Por Sebastián Martínez
"El baile de la Victoria": promesas incumplidas
8 de septiembre de 2010
Los créditos de "El baile de la Victoria" son prometedores. Por un lado, nos anuncian que es la última película de Fernando Trueba, un director español que ha sabido tener sus aciertos e incluso sus muy buenas películas, como "Belle Epoque". En segundo término, nos dicen que el protagonista es Ricardo Darín, quien a esta altura ya se ha ganado por derecho propio el título del gran actor argentino del momento. Y, finalmente, nos ponen al escritor chileno Antonio Skármeta detrás de la historia. Es decir, al mismo que escribió "El cartero", allá por la década del 90.
Y, sin embargo, "El baile de la Victoria" no alcanza a cubir, quizás ni remotamente, las expectativas que uno pueda tener. ¿Cuáles son sus problemas? Principalmente, la afectación. Una notoria tendencia a subrayarlo todo que termina por contagiar no sólo los diálogos de los actores, sino también a los propios actores y hasta algunos planos. Si hasta algunas decisiones esencialmente técnicas sobre encuadres y volúmenes de la banda de sonido han quedado también presas de esa afectación.
La historia, que se desarrolla en el Chile de la incipiente democracia, gira en torno a dos presidiarios que salen de la cárcel el mismo día, beneficiados por una ley de amnistía. Uno (Ricardo Darín) es una leyenda del hampa local: un cincuentón que ha abierto todas las cajas fuertes que le han puesto delante y que abandona la prisión con el único objetivo de reencontrarse con su esposa (la española Adriana Gil) y su hijo, luego de cinco años. El otro (Abel Ayala) es un joven inocente y entusiasta, que ha aprendido más tras las rejas que en libertad, pero que tiene en mente un plan perfecto para apoderarse del dinero sucio de los servicios secretos pinochetistas.
Pero cuando ambos salen de la cárcel, las cosas no les salen como las tenían planeadas. Al veterano ladrón de cajas fuertes el reencuentro con su familia lo deja devastado. El joven soñador, por su parte, conoce a Victoria (la chilena Miranda Bodenhofer), una joven bailarina que ha perdido el habla desde el mismo día en que los militares asesinaron a sus padres. Cuando esas dos historias se crucen en torno a un plan delictivo, la película (mezcla de drama, policial y romance) echará a andar.
Y, si uno se lo pone a pensar, no hay nada demasiado malo en ese argumento, más allá de algunas líneas obvias del cine clásico (la relación maestro-aprendiz) y del cine latinoamericano "for export" (el abordaje convencional sobre los delitos de lesa humanidad).
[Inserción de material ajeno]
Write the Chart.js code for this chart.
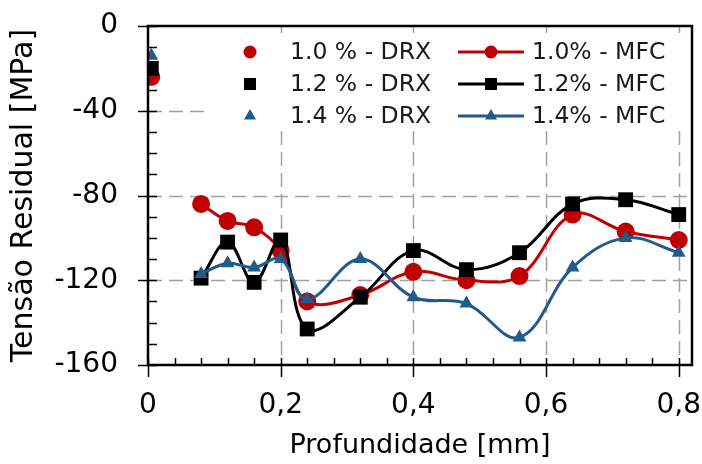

Pero lo que provoca que "El baile de la Victoria" termine decepcionando no es la historia, sino el tono.
Sólo el enorme Ricardo Darín (y ni siquiera durante toda la película) logra zafar gracias a su oficio y su talento del tono sentencioso que contamina toda la película. Pero el resto de los actores (algunos de ellos muy buenos actores) quedan presos de las líneas de diálogo impronunciables que ya debían quedar mal en el best seller de Skármeta (quien se da el gusto de hacer un pequeño rol como crítico de ballet), pero que dichos en voz alta en pantalla grande son muchas veces indigeribles.
Dicho todo esto, hay que hacer algunas concesiones. Este tipo de película y este tipo de tono para las películas siguen teniendo un público fiel. De hecho, "El baile de la Victoria" tuvo nueve nominaciones a los premios Goya (no ganó ninguno) y fue la elegida por los españoles para representarlos en los premios Oscar (aunque no pasó la preselección en Hollywood). Es decir: hay una sensibilidad que sigue estando bien predispuesta a aplaudir filmes de esta naturaleza. Otras miradas, en cambio, creen que se trata de un tipo de cine que confunde sensibilidad con sensiblería.